Heated beds help make the printing process easier. However, since PLA is used at relatively lower temperatures, around 60°C (140°F), there are a few issues like warping. Thus, you can often do without one. However, there may be cases where you would need one.
But before we go in-depth into what scenarios you might use a heated bed for, let’s talk first about what a heated bed is and why it’s not needed.
What Is a Heated Bed?
Nowadays, a heated bed is a (nowadays) common, additional component to a 3D printer. They can be made of circuit boards or PCBs that heat the printing bed. They lay on top of the printing surface and may have a spreading surface to dissipate heat.
Some heated beds may also come cheaper than others. Certain types may also be more durable and suited for complicated projects.
Types of Heated Beds
Here are a few common types of heated beds:
- PCB heater/heat bed. One of the earliest and most common types is the Printed Circuit Board (PCB) heater/heat bed. There are a few issues with this heated bed. First, they take quite some time to heat up. Next, some uneven heating can cause some sides to heat faster than other sides. Also, they can’t be exhausted or used that much, especially for complicated projects, since they’re vulnerable to damage.
- Heater mats. Heater mats can be made of aluminum and silicone. Heating elements are sandwiched between two layers of silicone, which is an excellent insulating device.
- Kapton (polyamide) film heater. A Kapton heater consists of polyamide films that are thin enough to heat and cool down quickly. This is a great feature because while we want the print to warm while printing, we also need to cool down efficiently to remove it. Also, PLA sticks nicely to it.
Why Would PLA Not Need a Heated Bed?
PLA doesn’t need a heated bed because of its low glass transition temperature. This is the temperature at which the material turns from rigid to rubbery, allowing it to stick better to the bed.
The reported glass transition temperature for PLA varies, with sources stating 50°C (122°F), 55°C (131°F), and 60°C (140°F).
Also, PLA retains heat better than other filaments. As such, it stays warmer than others, allowing it to stick better even without a heated bed.
When Do You Need a Heated Bed?
Even though PLA doesn’t often need a heated bed, there are cases when you’d need one. For instance, large, complex projects would need it for easier printing and adhesion. Relatively cold places may also need it.
In general, many recommend getting a heated bed. It makes 3D printing easier and reduces mistakes.
How Does a Heated Bed Help?
A heated bed keeps the first layer hot, which makes it sticky. Being sticky, it adheres better. A stable and sticky first layer is critical for a successful model since this is the project’s base. The layers build on it; thus, you need it to be as stable and as sticky as you can.

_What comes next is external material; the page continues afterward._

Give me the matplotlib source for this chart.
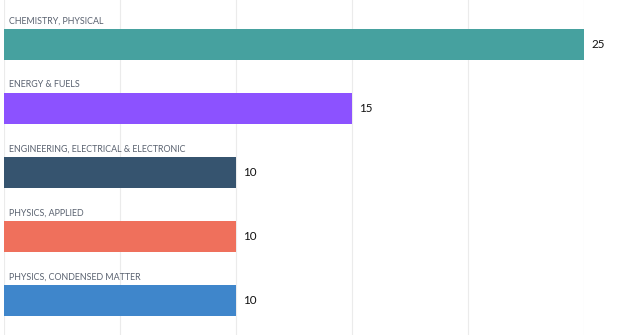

Next, adding hot layers onto a cooled first layer causes it to warp. Thus, you need to keep the first layer warm throughout the whole printing process. A heated bed achieves this effect and so keeps your model from warping.
Also, it helps in the easy removal of finished pieces, especially when the optimal temperature is set. The bed gets warm enough to adhere but not so much as to make it hard to remove. Thus, when it has cooled down, you can just pick it up without scraping anything.
Disadvantages of Heated Bed
Having a heated bed is highly recommended, but there may be things you should know about before getting one. These are:
- Pre-heating may take a long time. Before starting the printing process, you must make sure the heated bed is warm enough, and the heat is spread evenly. It’s like baking – too cold, and the product will be ‘uncooked’ all the way through. If heating is uneven, it may also induce warping.
- Need optimal temperature range. A study has found that while PLA adhesion may increase with temperature, after 60°C (140°F), the reverse happens. The material adheres less to glass when the temperature exceeds 70°C (158°F).
- The base may expand. Heat makes objects expand. A heated bed constantly warms the bottom layer and allows it to grow wider than you may want.
- The base may bulge or have an “elephant’s foot.” Too high temperatures can cause an “elephant’s foot.” This is when the first layer swells or grows bigger. It may also happen if the product is too large.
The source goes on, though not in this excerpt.